Several African nations are already reading the writing on the wall. Rwanda, for instance, has invested heavily in institutions like the African Institute for Mathematical Sciences (AIMS) and Carnegie Mellon University Africa in Kigali, actively attempting to brand itself as a tech-forward hub. Yet, across the broader continent, public universities remain bloated with outdated programs.
The Call to Action for African Education Ministries
The lesson from China is not necessarily to eradicate the humanities, but to foster alignment. African educational policymakers must begin treating university curricula as strategic economic tools rather than isolated academic exercises.
- Audit and Overhaul: Education ministries need to conduct rigorous audits of graduate employment rates by major.
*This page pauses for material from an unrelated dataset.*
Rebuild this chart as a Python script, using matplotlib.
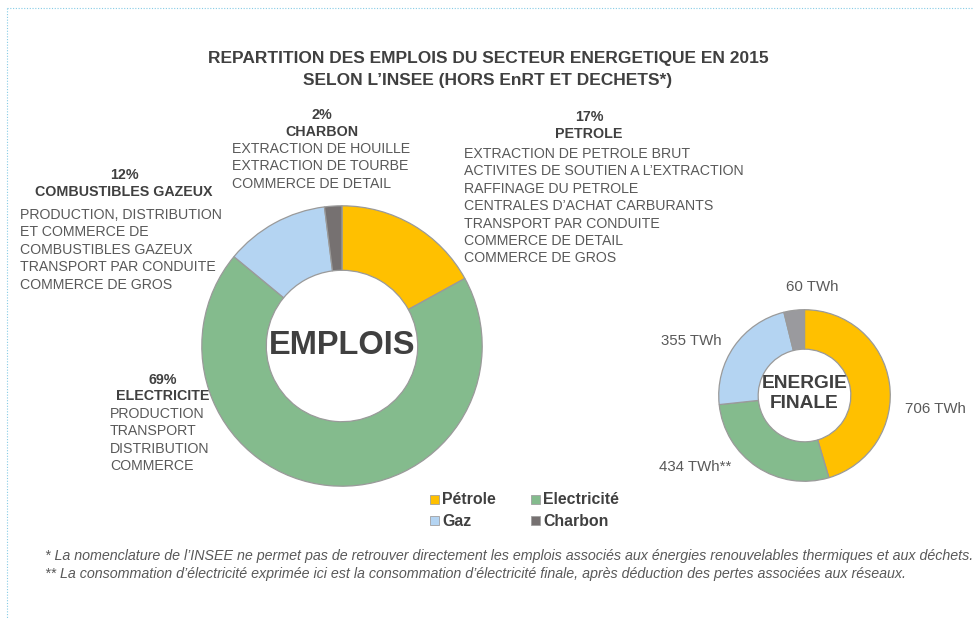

Programs that consistently fail to place graduates in the workforce must be scaled back or modernized.
- Subsidize the Future: Resources saved from suspended, obsolete programs should be aggressively redirected into tech-focused disciplines, agricultural technology, and digital entrepreneurship.
- Industry Integration: Universities must partner with the private sector to ensure the skills being taught match the realities of the 2026 job market.
The message from the global economy is unyielding: degrees that do not serve development priorities are a luxury emerging economies cannot afford. If Africa is to harness its booming youth population and compete on the global stage, its universities must stop preparing students for the past and start engineering them for the future.